### WORK TO COMPLETE:
Look through the data below and return each line where "that" appears.

## START RECORDS PROVIDED

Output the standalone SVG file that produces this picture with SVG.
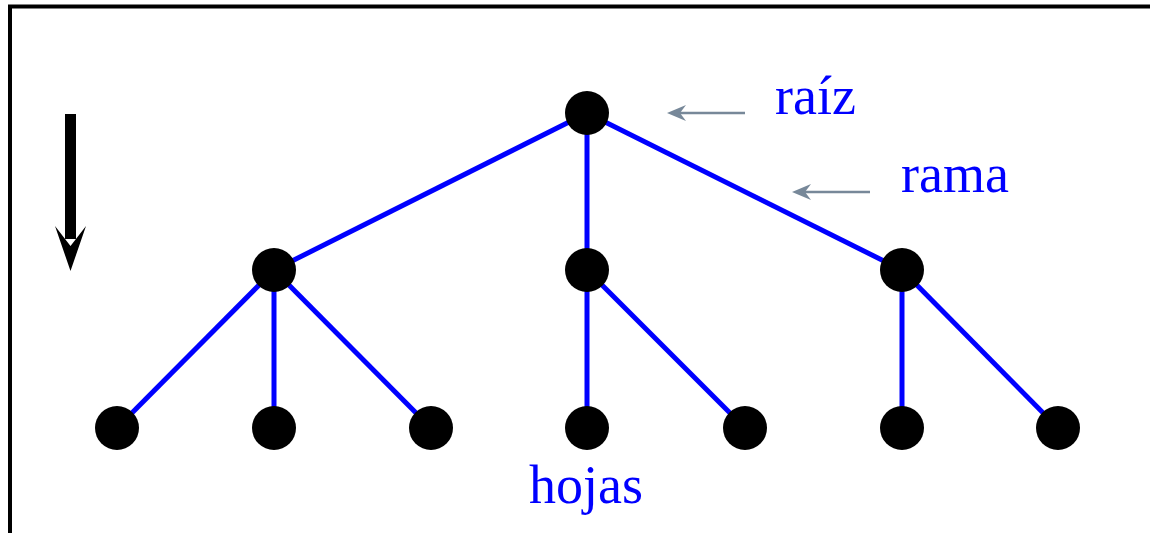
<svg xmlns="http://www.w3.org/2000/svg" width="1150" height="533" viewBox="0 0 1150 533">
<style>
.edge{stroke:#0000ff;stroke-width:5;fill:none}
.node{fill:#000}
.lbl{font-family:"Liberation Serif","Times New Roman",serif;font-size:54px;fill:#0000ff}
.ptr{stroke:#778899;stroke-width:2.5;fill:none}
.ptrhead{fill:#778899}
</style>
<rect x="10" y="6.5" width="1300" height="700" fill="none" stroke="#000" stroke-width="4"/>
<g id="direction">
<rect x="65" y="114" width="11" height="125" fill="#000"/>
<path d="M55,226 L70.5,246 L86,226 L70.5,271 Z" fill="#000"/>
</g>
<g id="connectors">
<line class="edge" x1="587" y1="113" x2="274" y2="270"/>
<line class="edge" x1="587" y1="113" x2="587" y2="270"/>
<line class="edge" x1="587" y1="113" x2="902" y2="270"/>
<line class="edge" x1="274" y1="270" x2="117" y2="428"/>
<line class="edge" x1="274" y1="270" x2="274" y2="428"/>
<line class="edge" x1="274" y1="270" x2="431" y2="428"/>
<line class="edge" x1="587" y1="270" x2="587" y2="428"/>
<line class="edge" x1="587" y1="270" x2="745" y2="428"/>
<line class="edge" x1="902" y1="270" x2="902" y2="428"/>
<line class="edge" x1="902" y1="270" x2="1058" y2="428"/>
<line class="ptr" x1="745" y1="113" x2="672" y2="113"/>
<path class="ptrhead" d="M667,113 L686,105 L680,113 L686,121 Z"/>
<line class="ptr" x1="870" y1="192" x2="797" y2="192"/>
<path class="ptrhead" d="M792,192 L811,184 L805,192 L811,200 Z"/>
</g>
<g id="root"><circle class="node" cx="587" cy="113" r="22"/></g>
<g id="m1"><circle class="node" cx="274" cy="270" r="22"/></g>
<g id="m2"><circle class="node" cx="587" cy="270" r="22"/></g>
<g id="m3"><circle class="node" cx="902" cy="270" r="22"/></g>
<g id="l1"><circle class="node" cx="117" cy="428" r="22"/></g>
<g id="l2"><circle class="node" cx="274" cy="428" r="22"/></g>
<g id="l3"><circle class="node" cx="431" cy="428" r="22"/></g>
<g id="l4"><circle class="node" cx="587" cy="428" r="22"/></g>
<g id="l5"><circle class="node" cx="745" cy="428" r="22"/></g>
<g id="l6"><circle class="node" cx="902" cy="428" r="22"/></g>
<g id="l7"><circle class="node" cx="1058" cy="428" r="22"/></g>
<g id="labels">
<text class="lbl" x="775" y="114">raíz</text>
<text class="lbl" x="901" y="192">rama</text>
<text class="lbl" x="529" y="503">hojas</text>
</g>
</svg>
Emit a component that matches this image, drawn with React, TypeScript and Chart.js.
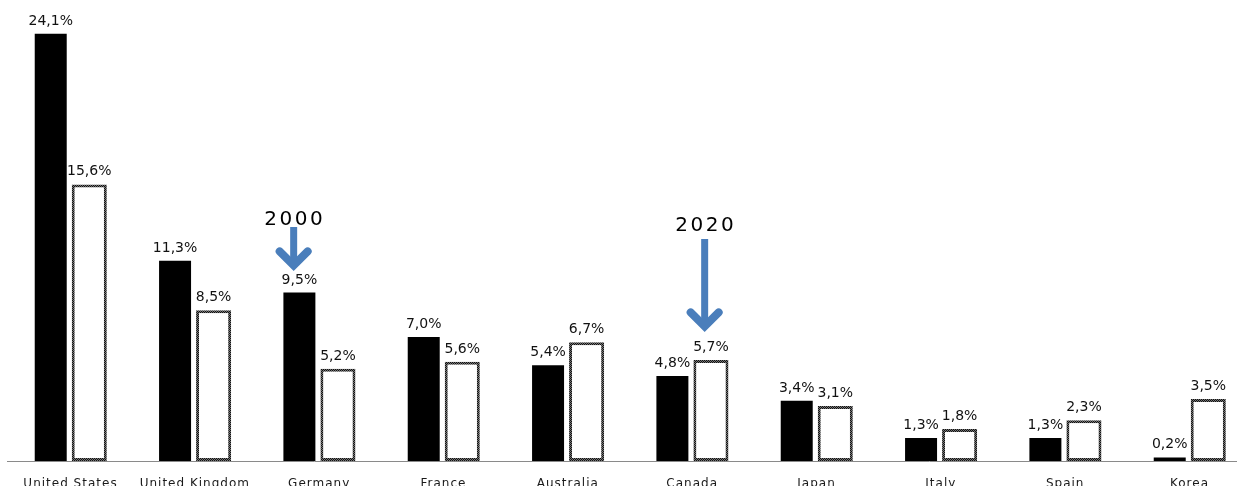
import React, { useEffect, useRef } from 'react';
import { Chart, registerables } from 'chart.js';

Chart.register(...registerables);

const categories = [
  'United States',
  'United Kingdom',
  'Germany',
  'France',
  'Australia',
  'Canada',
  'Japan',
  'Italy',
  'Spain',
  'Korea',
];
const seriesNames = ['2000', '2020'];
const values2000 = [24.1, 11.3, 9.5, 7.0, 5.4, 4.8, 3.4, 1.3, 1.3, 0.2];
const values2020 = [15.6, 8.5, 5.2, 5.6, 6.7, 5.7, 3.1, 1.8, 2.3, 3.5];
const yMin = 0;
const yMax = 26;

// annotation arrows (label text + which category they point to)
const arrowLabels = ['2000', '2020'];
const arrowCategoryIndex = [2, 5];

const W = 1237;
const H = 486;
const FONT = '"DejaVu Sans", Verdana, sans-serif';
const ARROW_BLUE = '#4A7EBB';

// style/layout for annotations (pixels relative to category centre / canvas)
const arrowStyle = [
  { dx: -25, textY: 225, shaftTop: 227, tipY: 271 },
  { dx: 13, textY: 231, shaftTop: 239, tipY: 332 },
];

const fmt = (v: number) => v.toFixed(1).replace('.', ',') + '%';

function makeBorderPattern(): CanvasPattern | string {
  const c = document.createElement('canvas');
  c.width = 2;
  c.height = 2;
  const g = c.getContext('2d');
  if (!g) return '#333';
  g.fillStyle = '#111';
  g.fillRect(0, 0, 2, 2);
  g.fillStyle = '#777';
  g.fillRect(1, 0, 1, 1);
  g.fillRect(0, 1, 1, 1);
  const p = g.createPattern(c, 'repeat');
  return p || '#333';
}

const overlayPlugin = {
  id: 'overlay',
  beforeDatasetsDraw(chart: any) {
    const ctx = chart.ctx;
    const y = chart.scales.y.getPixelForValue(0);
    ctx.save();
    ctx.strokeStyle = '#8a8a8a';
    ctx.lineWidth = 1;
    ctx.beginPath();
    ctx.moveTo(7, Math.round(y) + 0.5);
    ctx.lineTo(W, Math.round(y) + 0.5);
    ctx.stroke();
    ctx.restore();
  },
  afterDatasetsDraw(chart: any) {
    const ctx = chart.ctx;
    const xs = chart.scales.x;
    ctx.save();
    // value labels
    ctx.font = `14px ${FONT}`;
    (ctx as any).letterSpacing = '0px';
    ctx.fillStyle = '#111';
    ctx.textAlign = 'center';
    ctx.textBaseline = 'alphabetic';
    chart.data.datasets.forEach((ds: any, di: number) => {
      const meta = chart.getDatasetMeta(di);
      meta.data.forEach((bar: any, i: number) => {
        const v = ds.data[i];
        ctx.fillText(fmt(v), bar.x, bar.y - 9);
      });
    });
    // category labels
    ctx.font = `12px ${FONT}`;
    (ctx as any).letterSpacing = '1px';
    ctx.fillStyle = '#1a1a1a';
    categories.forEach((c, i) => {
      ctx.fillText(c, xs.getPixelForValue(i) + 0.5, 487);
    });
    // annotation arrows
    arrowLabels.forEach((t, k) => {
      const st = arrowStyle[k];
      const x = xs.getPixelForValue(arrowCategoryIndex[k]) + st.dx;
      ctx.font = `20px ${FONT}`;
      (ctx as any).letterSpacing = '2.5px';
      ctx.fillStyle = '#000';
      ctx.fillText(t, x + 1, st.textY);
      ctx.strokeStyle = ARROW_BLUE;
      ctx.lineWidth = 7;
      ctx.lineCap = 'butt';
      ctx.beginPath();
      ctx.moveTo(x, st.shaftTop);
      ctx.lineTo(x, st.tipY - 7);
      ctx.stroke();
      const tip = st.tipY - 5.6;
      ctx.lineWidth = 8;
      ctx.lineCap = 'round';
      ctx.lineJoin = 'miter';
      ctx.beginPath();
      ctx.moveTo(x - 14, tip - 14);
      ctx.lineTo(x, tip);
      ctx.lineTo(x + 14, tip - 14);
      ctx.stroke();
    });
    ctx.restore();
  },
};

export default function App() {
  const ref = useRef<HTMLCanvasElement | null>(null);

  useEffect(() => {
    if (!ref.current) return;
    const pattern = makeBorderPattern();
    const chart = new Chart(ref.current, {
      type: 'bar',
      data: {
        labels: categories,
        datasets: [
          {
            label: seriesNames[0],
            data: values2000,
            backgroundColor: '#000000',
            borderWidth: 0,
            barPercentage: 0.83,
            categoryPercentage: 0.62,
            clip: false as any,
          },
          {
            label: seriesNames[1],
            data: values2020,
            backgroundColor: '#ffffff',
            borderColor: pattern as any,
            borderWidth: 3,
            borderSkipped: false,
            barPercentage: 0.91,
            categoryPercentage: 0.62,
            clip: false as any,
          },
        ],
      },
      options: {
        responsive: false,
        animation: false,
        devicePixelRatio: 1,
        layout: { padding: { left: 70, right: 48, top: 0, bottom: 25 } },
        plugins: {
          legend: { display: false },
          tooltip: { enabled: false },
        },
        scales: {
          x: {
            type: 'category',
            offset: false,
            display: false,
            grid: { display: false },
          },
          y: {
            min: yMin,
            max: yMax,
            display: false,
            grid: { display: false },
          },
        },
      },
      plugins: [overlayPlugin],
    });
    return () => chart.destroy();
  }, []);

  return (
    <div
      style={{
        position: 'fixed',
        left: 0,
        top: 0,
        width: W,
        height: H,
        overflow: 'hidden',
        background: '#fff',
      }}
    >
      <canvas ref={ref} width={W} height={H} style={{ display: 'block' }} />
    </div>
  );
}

## END RECORDS PROVIDED

### COMPLETE RESPONSE:
Output the standalone SVG file that produces this picture with SVG.
Emit a component that matches this image, drawn with React, TypeScript and Chart.js.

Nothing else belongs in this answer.